Dataset excerpt

════

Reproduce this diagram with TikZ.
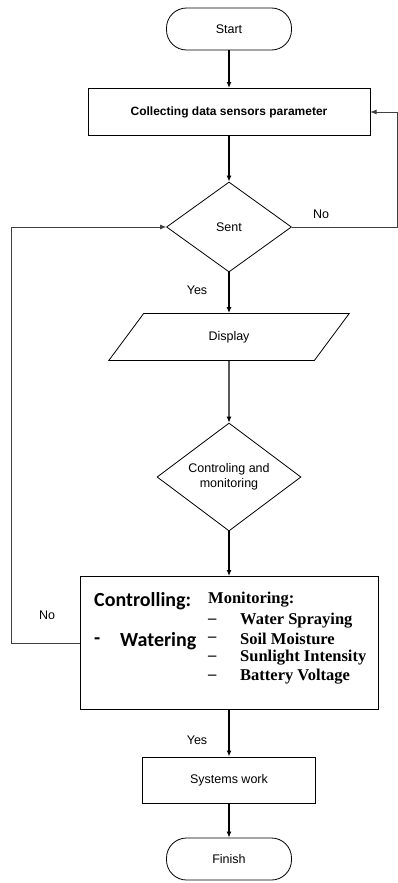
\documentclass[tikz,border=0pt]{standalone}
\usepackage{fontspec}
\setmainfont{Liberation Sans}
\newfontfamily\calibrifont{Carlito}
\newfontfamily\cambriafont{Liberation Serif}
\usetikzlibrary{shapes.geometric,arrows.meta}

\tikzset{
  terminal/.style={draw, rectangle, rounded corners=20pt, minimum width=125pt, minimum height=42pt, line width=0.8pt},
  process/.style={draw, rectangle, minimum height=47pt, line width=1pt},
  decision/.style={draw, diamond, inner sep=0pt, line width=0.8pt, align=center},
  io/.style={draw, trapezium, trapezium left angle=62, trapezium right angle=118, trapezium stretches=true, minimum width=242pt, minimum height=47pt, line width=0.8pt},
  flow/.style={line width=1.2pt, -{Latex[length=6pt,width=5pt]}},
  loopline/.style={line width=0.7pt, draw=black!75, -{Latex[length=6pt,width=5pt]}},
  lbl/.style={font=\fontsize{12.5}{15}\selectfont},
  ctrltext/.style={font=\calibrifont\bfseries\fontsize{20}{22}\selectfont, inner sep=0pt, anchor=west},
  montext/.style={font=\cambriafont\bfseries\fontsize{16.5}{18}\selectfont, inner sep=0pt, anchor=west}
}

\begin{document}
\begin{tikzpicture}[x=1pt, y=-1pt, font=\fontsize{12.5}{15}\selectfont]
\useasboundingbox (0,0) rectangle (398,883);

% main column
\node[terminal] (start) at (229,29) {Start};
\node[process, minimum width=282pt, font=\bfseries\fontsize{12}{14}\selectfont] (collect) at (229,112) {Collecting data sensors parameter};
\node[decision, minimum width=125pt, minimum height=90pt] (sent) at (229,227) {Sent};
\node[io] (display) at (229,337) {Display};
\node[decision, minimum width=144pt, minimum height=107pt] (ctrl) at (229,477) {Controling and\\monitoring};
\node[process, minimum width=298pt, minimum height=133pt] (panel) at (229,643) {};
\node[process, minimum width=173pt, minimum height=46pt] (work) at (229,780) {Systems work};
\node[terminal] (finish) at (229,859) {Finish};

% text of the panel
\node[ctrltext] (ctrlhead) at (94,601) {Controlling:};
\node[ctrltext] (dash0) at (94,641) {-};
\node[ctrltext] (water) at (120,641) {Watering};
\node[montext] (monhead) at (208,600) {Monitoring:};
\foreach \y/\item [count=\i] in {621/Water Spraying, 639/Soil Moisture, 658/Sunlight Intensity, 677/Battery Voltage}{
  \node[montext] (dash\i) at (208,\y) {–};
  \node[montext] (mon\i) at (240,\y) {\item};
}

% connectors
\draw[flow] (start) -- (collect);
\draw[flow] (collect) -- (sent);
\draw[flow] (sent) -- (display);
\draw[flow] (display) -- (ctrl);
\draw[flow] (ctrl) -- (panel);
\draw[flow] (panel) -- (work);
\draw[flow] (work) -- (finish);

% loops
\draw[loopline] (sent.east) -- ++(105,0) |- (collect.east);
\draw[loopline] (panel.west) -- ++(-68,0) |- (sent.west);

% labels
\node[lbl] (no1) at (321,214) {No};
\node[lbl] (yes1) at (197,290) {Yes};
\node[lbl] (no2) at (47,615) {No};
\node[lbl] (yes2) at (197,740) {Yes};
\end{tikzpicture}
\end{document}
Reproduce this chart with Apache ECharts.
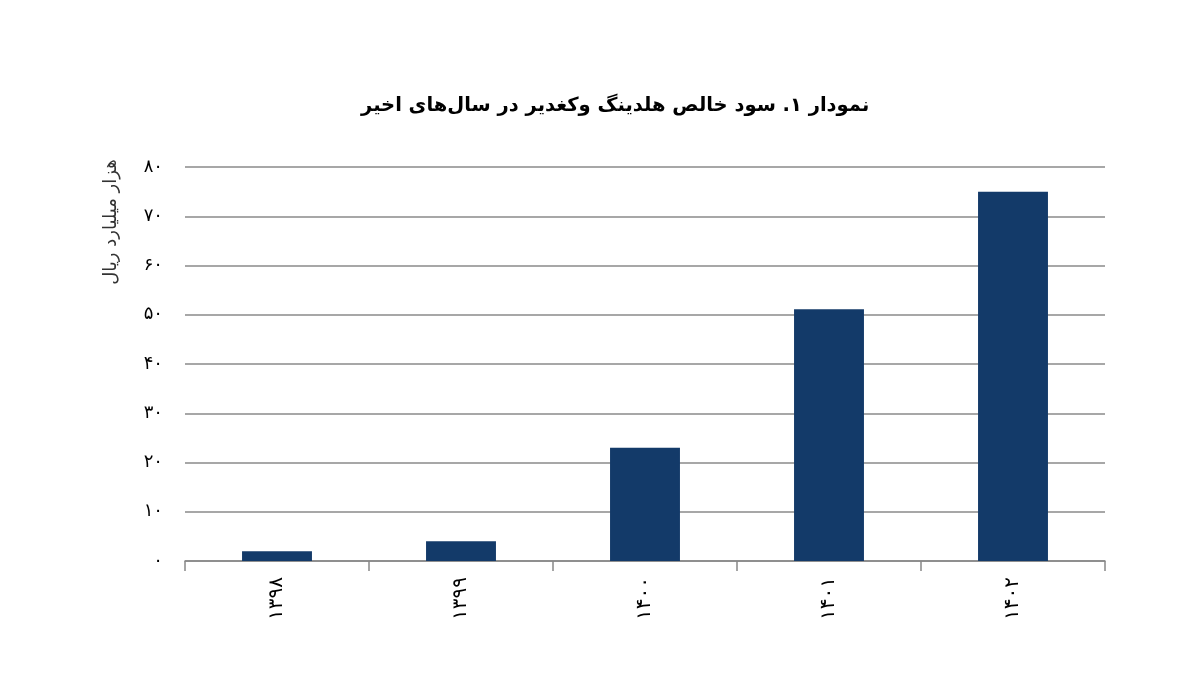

════

§ The exercise
Repeat all of the data above word for word, minus the pictures.

§ Written answer
Reproduce this diagram with TikZ.
\documentclass[tikz,border=0pt]{standalone}
\usepackage{fontspec}
\setmainfont{Liberation Sans}
\newfontfamily\calibrifont{Carlito}
\newfontfamily\cambriafont{Liberation Serif}
\usetikzlibrary{shapes.geometric,arrows.meta}

\tikzset{
  terminal/.style={draw, rectangle, rounded corners=20pt, minimum width=125pt, minimum height=42pt, line width=0.8pt},
  process/.style={draw, rectangle, minimum height=47pt, line width=1pt},
  decision/.style={draw, diamond, inner sep=0pt, line width=0.8pt, align=center},
  io/.style={draw, trapezium, trapezium left angle=62, trapezium right angle=118, trapezium stretches=true, minimum width=242pt, minimum height=47pt, line width=0.8pt},
  flow/.style={line width=1.2pt, -{Latex[length=6pt,width=5pt]}},
  loopline/.style={line width=0.7pt, draw=black!75, -{Latex[length=6pt,width=5pt]}},
  lbl/.style={font=\fontsize{12.5}{15}\selectfont},
  ctrltext/.style={font=\calibrifont\bfseries\fontsize{20}{22}\selectfont, inner sep=0pt, anchor=west},
  montext/.style={font=\cambriafont\bfseries\fontsize{16.5}{18}\selectfont, inner sep=0pt, anchor=west}
}

\begin{document}
\begin{tikzpicture}[x=1pt, y=-1pt, font=\fontsize{12.5}{15}\selectfont]
\useasboundingbox (0,0) rectangle (398,883);

% main column
\node[terminal] (start) at (229,29) {Start};
\node[process, minimum width=282pt, font=\bfseries\fontsize{12}{14}\selectfont] (collect) at (229,112) {Collecting data sensors parameter};
\node[decision, minimum width=125pt, minimum height=90pt] (sent) at (229,227) {Sent};
\node[io] (display) at (229,337) {Display};
\node[decision, minimum width=144pt, minimum height=107pt] (ctrl) at (229,477) {Controling and\\monitoring};
\node[process, minimum width=298pt, minimum height=133pt] (panel) at (229,643) {};
\node[process, minimum width=173pt, minimum height=46pt] (work) at (229,780) {Systems work};
\node[terminal] (finish) at (229,859) {Finish};

% text of the panel
\node[ctrltext] (ctrlhead) at (94,601) {Controlling:};
\node[ctrltext] (dash0) at (94,641) {-};
\node[ctrltext] (water) at (120,641) {Watering};
\node[montext] (monhead) at (208,600) {Monitoring:};
\foreach \y/\item [count=\i] in {621/Water Spraying, 639/Soil Moisture, 658/Sunlight Intensity, 677/Battery Voltage}{
  \node[montext] (dash\i) at (208,\y) {–};
  \node[montext] (mon\i) at (240,\y) {\item};
}

% connectors
\draw[flow] (start) -- (collect);
\draw[flow] (collect) -- (sent);
\draw[flow] (sent) -- (display);
\draw[flow] (display) -- (ctrl);
\draw[flow] (ctrl) -- (panel);
\draw[flow] (panel) -- (work);
\draw[flow] (work) -- (finish);

% loops
\draw[loopline] (sent.east) -- ++(105,0) |- (collect.east);
\draw[loopline] (panel.west) -- ++(-68,0) |- (sent.west);

% labels
\node[lbl] (no1) at (321,214) {No};
\node[lbl] (yes1) at (197,290) {Yes};
\node[lbl] (no2) at (47,615) {No};
\node[lbl] (yes2) at (197,740) {Yes};
\end{tikzpicture}
\end{document}
Reproduce this chart with Apache ECharts.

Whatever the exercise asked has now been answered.